In the early 1990s, there were over 1,000 acres (420 hectares) of Crouchen growing throughout Australia but its numbers have been steadily declining over the past few decades. Here is it is primarily used as a blending variety to enhance the aromas of white wines.

It is still widely grown in South Africa, accounting for almost 3% of all of South Africa's vineyards, with more than 7,900 acres (3,200 ha) planted mostly in the Paarl and Stellenbosch regions. Here the variety is known as Cape Riesling but is often simply called Riesling as opposed to the German wine grape Riesling that is known in South Africa as Weisser or White Riesling. Wine expert Jancis Robinson notes that some examples of Cape Riesling do have the potential to age and improve in the bottle.

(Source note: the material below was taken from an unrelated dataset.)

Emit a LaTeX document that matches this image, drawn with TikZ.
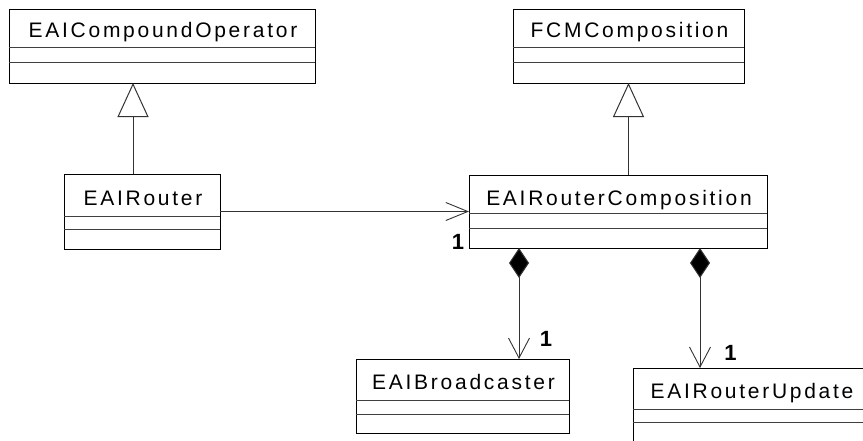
\documentclass[tikz,border=0pt]{standalone}
\usepackage{fontspec}
\setmainfont{Liberation Sans}
\newfontfamily\clsfont{Liberation Sans}[LetterSpace=13]
\usetikzlibrary{arrows.meta,calc}
\begin{document}
\begin{tikzpicture}[x=1pt,y=-1pt,line width=1pt,
  cls/.style={draw=black,fill=white,rectangle,inner sep=0pt,outer sep=0pt,anchor=north west},
  clsname/.style={inner sep=0pt,anchor=base,font=\clsfont\fontsize{21}{24}\selectfont},
  mult/.style={inner sep=0pt,anchor=base,font=\bfseries\fontsize{22}{24}\selectfont},
  sep/.style={draw=black!75},
  gen/.style={draw=black!80,-{Triangle[open,length=34pt,width=31pt,fill=white]}},
  assoc/.style={draw=black!80,-{Straight Barb[length=22pt,width=18pt,line width=0.9pt]}},
  comp/.style={draw=black!80,{Diamond[length=30pt,width=20pt,fill=black]}-{Straight Barb[length=20pt,width=21pt,line width=0.9pt]}}
]
\path[use as bounding box,fill=white] (0,0) rectangle (863,440);
\clip (0,0) rectangle (863,440);

% classes
\node[cls,minimum width=306pt,minimum height=74pt] (co) at (9,9) {};
\node[clsname] (cot) at ([yshift=-28pt,xshift=1pt]co.north) {EAICompoundOperator};
\draw[sep] ([yshift=-38pt]co.north west) -- ([yshift=-38pt]co.north east);
\draw[sep] ([yshift=-53pt]co.north west) -- ([yshift=-53pt]co.north east);

\node[cls,minimum width=231pt,minimum height=74pt] (fcm) at (513,9) {};
\node[clsname] (fcmt) at ([yshift=-28pt,xshift=1pt]fcm.north) {FCMComposition};
\draw[sep] ([yshift=-38pt]fcm.north west) -- ([yshift=-38pt]fcm.north east);
\draw[sep] ([yshift=-53pt]fcm.north west) -- ([yshift=-53pt]fcm.north east);

\node[cls,minimum width=156pt,minimum height=75pt] (router) at (64,174) {};
\node[clsname] (routert) at ([yshift=-31pt,xshift=1pt]router.north) {EAIRouter};
\draw[sep] ([yshift=-42pt]router.north west) -- ([yshift=-42pt]router.north east);
\draw[sep] ([yshift=-55pt]router.north west) -- ([yshift=-55pt]router.north east);

\node[cls,minimum width=298pt,minimum height=73pt] (rc) at (469,175) {};
\node[clsname] (rct) at ([yshift=-30pt,xshift=1pt]rc.north) {EAIRouterComposition};
\draw[sep] ([yshift=-38pt]rc.north west) -- ([yshift=-38pt]rc.north east);
\draw[sep] ([yshift=-53pt]rc.north west) -- ([yshift=-53pt]rc.north east);

\node[cls,minimum width=213pt,minimum height=74pt] (bc) at (356,359) {};
\node[clsname] (bct) at ([yshift=-30pt,xshift=1pt]bc.north) {EAIBroadcaster};
\draw[sep] ([yshift=-41pt]bc.north west) -- ([yshift=-41pt]bc.north east);
\draw[sep] ([yshift=-55pt]bc.north west) -- ([yshift=-55pt]bc.north east);

\node[cls,minimum width=236pt,minimum height=82pt] (ru) at (633,368) {};
\node[clsname] (rut) at ([yshift=-30pt,xshift=1pt]ru.north) {EAIRouterUpdate};
\draw[sep] ([yshift=-41pt]ru.north west) -- ([yshift=-41pt]ru.north east);
\draw[sep] ([yshift=-54pt]ru.north west) -- ([yshift=-54pt]ru.north east);

% generalizations
\coordinate (g1) at ([xshift=69pt]router.north west);
\draw[gen] (g1) -- (g1 |- co.south);
\draw[gen] (fcm.south |- rc.north) -- (fcm.south);

% association
\draw[assoc] (router.east) -- (rc.west);
\node[mult] (m0) at (458,249) {1};

% compositions
\coordinate (c1) at ([xshift=50pt]rc.south west);
\coordinate (c2) at ([xshift=231pt]rc.south west);
\draw[comp] (c1) -- (c1 |- bc.north);
\draw[comp] (c2) -- (c2 |- ru.north);
\node[mult] (m1) at (546,346) {1};
\node[mult] (m2) at (730.5,360) {1};
\end{tikzpicture}
\end{document}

Oz Clarke notes that some the best examples of Crouchen can be "fairly steely".

==Synonyms==
Crouchen is also known under the synonyms Basque, Cape Riesling, Cheri Cerratia, Clare Riesling, Cougnet, Crochenta, Crouchen Blanc, Cruchen, Cruchen Blanc, Cruchenta, Cruchenton Blanc, Grand Blanc, Hondarribi Zuri, Kaapse Riesling, Messanges Blanc, Navarre Blanc, Paarl Riesling, Riesling, Riesling Vert, S. A. Riesling, Sable Blanc, Sales Blanc, Trouchet Blanc, and Zurizerratia.